Material —
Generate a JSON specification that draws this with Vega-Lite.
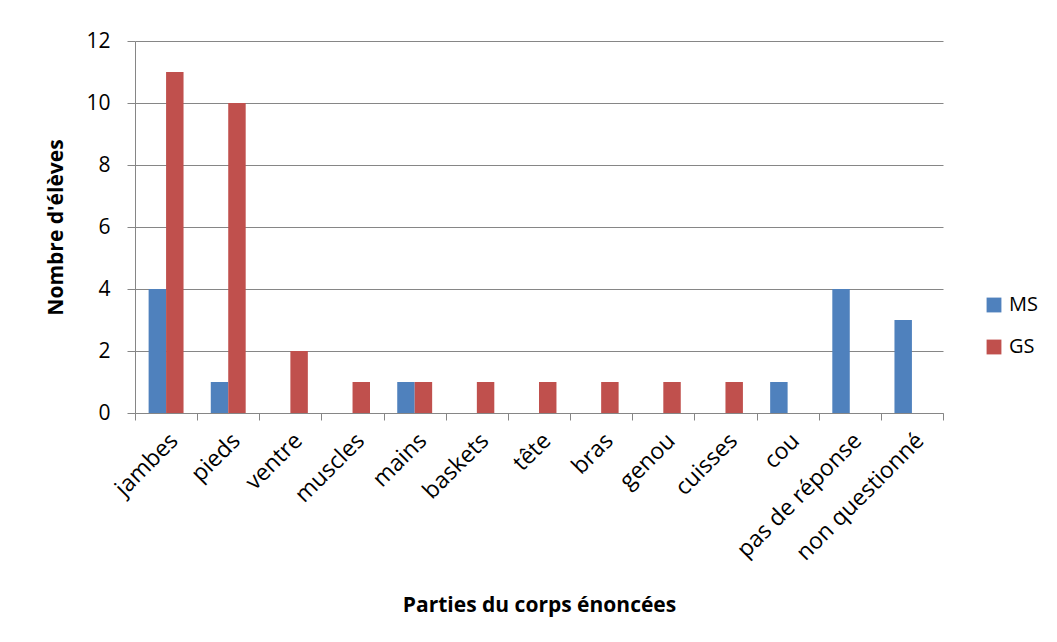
{
  "$schema": "https://vega.github.io/schema/vega-lite/v6.json",
  "autosize": "none",
  "width": 808,
  "height": 372,
  "padding": {"left": 135, "top": 41, "right": 114, "bottom": 229},
  "background": "white",
  "data": {"values": [
    {"partie": "jambes", "groupe": "MS", "n": 4},
    {"partie": "jambes", "groupe": "GS", "n": 11},
    {"partie": "pieds", "groupe": "MS", "n": 1},
    {"partie": "pieds", "groupe": "GS", "n": 10},
    {"partie": "ventre", "groupe": "MS", "n": 0},
    {"partie": "ventre", "groupe": "GS", "n": 2},
    {"partie": "muscles", "groupe": "MS", "n": 0},
    {"partie": "muscles", "groupe": "GS", "n": 1},
    {"partie": "mains", "groupe": "MS", "n": 1},
    {"partie": "mains", "groupe": "GS", "n": 1},
    {"partie": "baskets", "groupe": "MS", "n": 0},
    {"partie": "baskets", "groupe": "GS", "n": 1},
    {"partie": "tête", "groupe": "MS", "n": 0},
    {"partie": "tête", "groupe": "GS", "n": 1},
    {"partie": "bras", "groupe": "MS", "n": 0},
    {"partie": "bras", "groupe": "GS", "n": 1},
    {"partie": "genou", "groupe": "MS", "n": 0},
    {"partie": "genou", "groupe": "GS", "n": 1},
    {"partie": "cuisses", "groupe": "MS", "n": 0},
    {"partie": "cuisses", "groupe": "GS", "n": 1},
    {"partie": "cou", "groupe": "MS", "n": 1},
    {"partie": "cou", "groupe": "GS", "n": 0},
    {"partie": "pas de réponse", "groupe": "MS", "n": 4},
    {"partie": "pas de réponse", "groupe": "GS", "n": 0},
    {"partie": "non questionné", "groupe": "MS", "n": 3},
    {"partie": "non questionné", "groupe": "GS", "n": 0}
  ]},
  "mark": {"type": "bar"},
  "encoding": {
    "x": {
      "field": "partie", "type": "nominal", "sort": null,
      "scale": {"paddingInner": 0, "paddingOuter": 0},
      "axis": {
        "title": "Parties du corps énoncées",
        "titleFont": "Open Sans", "titleFontSize": 21, "titleFontWeight": "bold", "titleColor": "#000",
        "titlePadding": 30,
        "labelFont": "Open Sans", "labelFontSize": 23, "labelColor": "#000",
        "labelAngle": -45, "labelPadding": 9,
        "domainColor": "#868686", "tickColor": "#868686", "tickSize": 7,
        "tickBand": "extent",
        "grid": false
      }
    },
    "xOffset": {
      "field": "groupe", "type": "nominal", "sort": ["MS", "GS"],
      "scale": {"paddingInner": 0, "paddingOuter": 0.78}
    },
    "y": {
      "field": "n", "type": "quantitative",
      "scale": {"domain": [0, 12], "nice": false},
      "axis": {
        "title": "Nombre d'élèves",
        "titleFont": "Open Sans", "titleFontSize": 21, "titleFontWeight": "bold", "titleColor": "#000",
        "titlePadding": 19,
        "values": [0, 2, 4, 6, 8, 10, 12],
        "labelFont": "Open Sans", "labelFontSize": 21, "labelColor": "#000", "labelPadding": 17,
        "domainColor": "#868686", "tickColor": "#868686", "tickSize": 8,
        "gridColor": "#868686", "gridWidth": 1
      }
    },
    "color": {
      "field": "groupe", "type": "nominal", "sort": ["MS", "GS"],
      "scale": {"domain": ["MS", "GS"], "range": ["#4F81BD", "#C0504D"]},
      "legend": {
        "title": null, "orient": "none", "legendX": 849, "legendY": 254,
        "symbolType": "square", "symbolSize": 220, "symbolStrokeWidth": 0,
        "labelFont": "Open Sans", "labelFontSize": 20, "labelColor": "#000",
        "rowPadding": 22, "labelOffset": 5
      }
    }
  },
  "config": {"view": {"stroke": null}}
}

What this task involves — Omitting all images, print the listing exactly.

Full solution —
Generate a JSON specification that draws this with Vega-Lite.
{
  "$schema": "https://vega.github.io/schema/vega-lite/v6.json",
  "autosize": "none",
  "width": 808,
  "height": 372,
  "padding": {"left": 135, "top": 41, "right": 114, "bottom": 229},
  "background": "white",
  "data": {"values": [
    {"partie": "jambes", "groupe": "MS", "n": 4},
    {"partie": "jambes", "groupe": "GS", "n": 11},
    {"partie": "pieds", "groupe": "MS", "n": 1},
    {"partie": "pieds", "groupe": "GS", "n": 10},
    {"partie": "ventre", "groupe": "MS", "n": 0},
    {"partie": "ventre", "groupe": "GS", "n": 2},
    {"partie": "muscles", "groupe": "MS", "n": 0},
    {"partie": "muscles", "groupe": "GS", "n": 1},
    {"partie": "mains", "groupe": "MS", "n": 1},
    {"partie": "mains", "groupe": "GS", "n": 1},
    {"partie": "baskets", "groupe": "MS", "n": 0},
    {"partie": "baskets", "groupe": "GS", "n": 1},
    {"partie": "tête", "groupe": "MS", "n": 0},
    {"partie": "tête", "groupe": "GS", "n": 1},
    {"partie": "bras", "groupe": "MS", "n": 0},
    {"partie": "bras", "groupe": "GS", "n": 1},
    {"partie": "genou", "groupe": "MS", "n": 0},
    {"partie": "genou", "groupe": "GS", "n": 1},
    {"partie": "cuisses", "groupe": "MS", "n": 0},
    {"partie": "cuisses", "groupe": "GS", "n": 1},
    {"partie": "cou", "groupe": "MS", "n": 1},
    {"partie": "cou", "groupe": "GS", "n": 0},
    {"partie": "pas de réponse", "groupe": "MS", "n": 4},
    {"partie": "pas de réponse", "groupe": "GS", "n": 0},
    {"partie": "non questionné", "groupe": "MS", "n": 3},
    {"partie": "non questionné", "groupe": "GS", "n": 0}
  ]},
  "mark": {"type": "bar"},
  "encoding": {
    "x": {
      "field": "partie", "type": "nominal", "sort": null,
      "scale": {"paddingInner": 0, "paddingOuter": 0},
      "axis": {
        "title": "Parties du corps énoncées",
        "titleFont": "Open Sans", "titleFontSize": 21, "titleFontWeight": "bold", "titleColor": "#000",
        "titlePadding": 30,
        "labelFont": "Open Sans", "labelFontSize": 23, "labelColor": "#000",
        "labelAngle": -45, "labelPadding": 9,
        "domainColor": "#868686", "tickColor": "#868686", "tickSize": 7,
        "tickBand": "extent",
        "grid": false
      }
    },
    "xOffset": {
      "field": "groupe", "type": "nominal", "sort": ["MS", "GS"],
      "scale": {"paddingInner": 0, "paddingOuter": 0.78}
    },
    "y": {
      "field": "n", "type": "quantitative",
      "scale": {"domain": [0, 12], "nice": false},
      "axis": {
        "title": "Nombre d'élèves",
        "titleFont": "Open Sans", "titleFontSize": 21, "titleFontWeight": "bold", "titleColor": "#000",
        "titlePadding": 19,
        "values": [0, 2, 4, 6, 8, 10, 12],
        "labelFont": "Open Sans", "labelFontSize": 21, "labelColor": "#000", "labelPadding": 17,
        "domainColor": "#868686", "tickColor": "#868686", "tickSize": 8,
        "gridColor": "#868686", "gridWidth": 1
      }
    },
    "color": {
      "field": "groupe", "type": "nominal", "sort": ["MS", "GS"],
      "scale": {"domain": ["MS", "GS"], "range": ["#4F81BD", "#C0504D"]},
      "legend": {
        "title": null, "orient": "none", "legendX": 849, "legendY": 254,
        "symbolType": "square", "symbolSize": 220, "symbolStrokeWidth": 0,
        "labelFont": "Open Sans", "labelFontSize": 20, "labelColor": "#000",
        "rowPadding": 22, "labelOffset": 5
      }
    }
  },
  "config": {"view": {"stroke": null}}
}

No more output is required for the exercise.